Collected data ->
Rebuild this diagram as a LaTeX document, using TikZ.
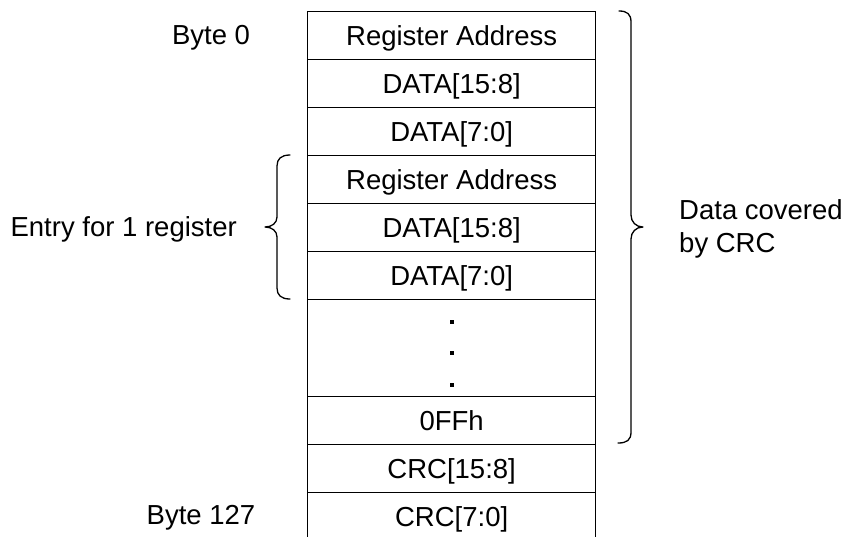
\documentclass[tikz,border=0pt]{standalone}
\usepackage{fontspec}
\setmainfont{Liberation Sans}
\begin{document}
\begin{tikzpicture}[x=1pt,y=-1pt,
  cell/.style={draw,line width=1.3pt,minimum width=288pt,minimum height=48pt,inner sep=0pt,anchor=north west,font=\fontsize{27.5}{33}\selectfont,text height=19.5pt,text depth=0pt},
  lbl/.style={font=\fontsize{27.5}{33}\selectfont,inner sep=0pt},
  brace/.style={line width=1.3pt,line cap=round,line join=round},
  dot/.style={fill=black,minimum size=4pt,inner sep=0pt,draw=none}]
\useasboundingbox (0,0) rectangle (845,536);
\clip (0,0) rectangle (845,536);
\node[cell] (r1) at (307,11) {Register Address};
\node[cell] (r2) at (307,59) {DATA[15:8]};
\node[cell] (r3) at (307,107) {DATA[7:0]};
\node[cell] (r4) at (307,155) {Register Address};
\node[cell] (r5) at (307,203) {DATA[15:8]};
\node[cell] (r6) at (307,251) {DATA[7:0]};
\node[cell,minimum height=97pt] (r7) at (307,299) {};
\node[cell] (r8) at (307,396) {0FFh};
\node[cell] (r9) at (307,444) {CRC[15:8]};
\node[cell] (r10) at (307,492) {CRC[7:0]};
\node[dot] (d1) at (452,322) {};
\node[dot] (d2) at (452,353) {};
\node[dot] (d3) at (452,385) {};
% labels
\node[lbl,text height=19.5pt,text depth=0pt] (b0) at (211,35) {Byte 0};
\node[lbl,text height=19.5pt,text depth=0pt] (b127) at (201,515) {Byte 127};
\node[lbl,anchor=east,text height=19.5pt,text depth=0pt] (entry) at (237,227) {Entry for 1 register};
\node[lbl,anchor=west,align=left] (cov) at (679,229) {Data covered\\by CRC};
% right brace
\draw[brace] (619,11) .. controls (627,11) and (631,14) .. (631,22)
  -- (631,215) .. controls (631,222) and (636,227) .. (643,227)
  .. controls (636,227) and (631,232) .. (631,239)
  -- (631,432) .. controls (631,440) and (627,443) .. (618,443);
% left brace
\draw[brace] (290,155) .. controls (281,155) and (277,159) .. (277,166)
  -- (277,217) .. controls (277,223) and (272,227) .. (265,227)
  .. controls (272,227) and (277,231) .. (277,237)
  -- (277,288) .. controls (277,295) and (281,299) .. (290,299);
\end{tikzpicture}
\end{document}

Stated goal ->
Please write out all the data again word for word, but not the pictures.

Answer below ->
Rebuild this diagram as a LaTeX document, using TikZ.
\documentclass[tikz,border=0pt]{standalone}
\usepackage{fontspec}
\setmainfont{Liberation Sans}
\begin{document}
\begin{tikzpicture}[x=1pt,y=-1pt,
  cell/.style={draw,line width=1.3pt,minimum width=288pt,minimum height=48pt,inner sep=0pt,anchor=north west,font=\fontsize{27.5}{33}\selectfont,text height=19.5pt,text depth=0pt},
  lbl/.style={font=\fontsize{27.5}{33}\selectfont,inner sep=0pt},
  brace/.style={line width=1.3pt,line cap=round,line join=round},
  dot/.style={fill=black,minimum size=4pt,inner sep=0pt,draw=none}]
\useasboundingbox (0,0) rectangle (845,536);
\clip (0,0) rectangle (845,536);
\node[cell] (r1) at (307,11) {Register Address};
\node[cell] (r2) at (307,59) {DATA[15:8]};
\node[cell] (r3) at (307,107) {DATA[7:0]};
\node[cell] (r4) at (307,155) {Register Address};
\node[cell] (r5) at (307,203) {DATA[15:8]};
\node[cell] (r6) at (307,251) {DATA[7:0]};
\node[cell,minimum height=97pt] (r7) at (307,299) {};
\node[cell] (r8) at (307,396) {0FFh};
\node[cell] (r9) at (307,444) {CRC[15:8]};
\node[cell] (r10) at (307,492) {CRC[7:0]};
\node[dot] (d1) at (452,322) {};
\node[dot] (d2) at (452,353) {};
\node[dot] (d3) at (452,385) {};
% labels
\node[lbl,text height=19.5pt,text depth=0pt] (b0) at (211,35) {Byte 0};
\node[lbl,text height=19.5pt,text depth=0pt] (b127) at (201,515) {Byte 127};
\node[lbl,anchor=east,text height=19.5pt,text depth=0pt] (entry) at (237,227) {Entry for 1 register};
\node[lbl,anchor=west,align=left] (cov) at (679,229) {Data covered\\by CRC};
% right brace
\draw[brace] (619,11) .. controls (627,11) and (631,14) .. (631,22)
  -- (631,215) .. controls (631,222) and (636,227) .. (643,227)
  .. controls (636,227) and (631,232) .. (631,239)
  -- (631,432) .. controls (631,440) and (627,443) .. (618,443);
% left brace
\draw[brace] (290,155) .. controls (281,155) and (277,159) .. (277,166)
  -- (277,217) .. controls (277,223) and (272,227) .. (265,227)
  .. controls (272,227) and (277,231) .. (277,237)
  -- (277,288) .. controls (277,295) and (281,299) .. (290,299);
\end{tikzpicture}
\end{document}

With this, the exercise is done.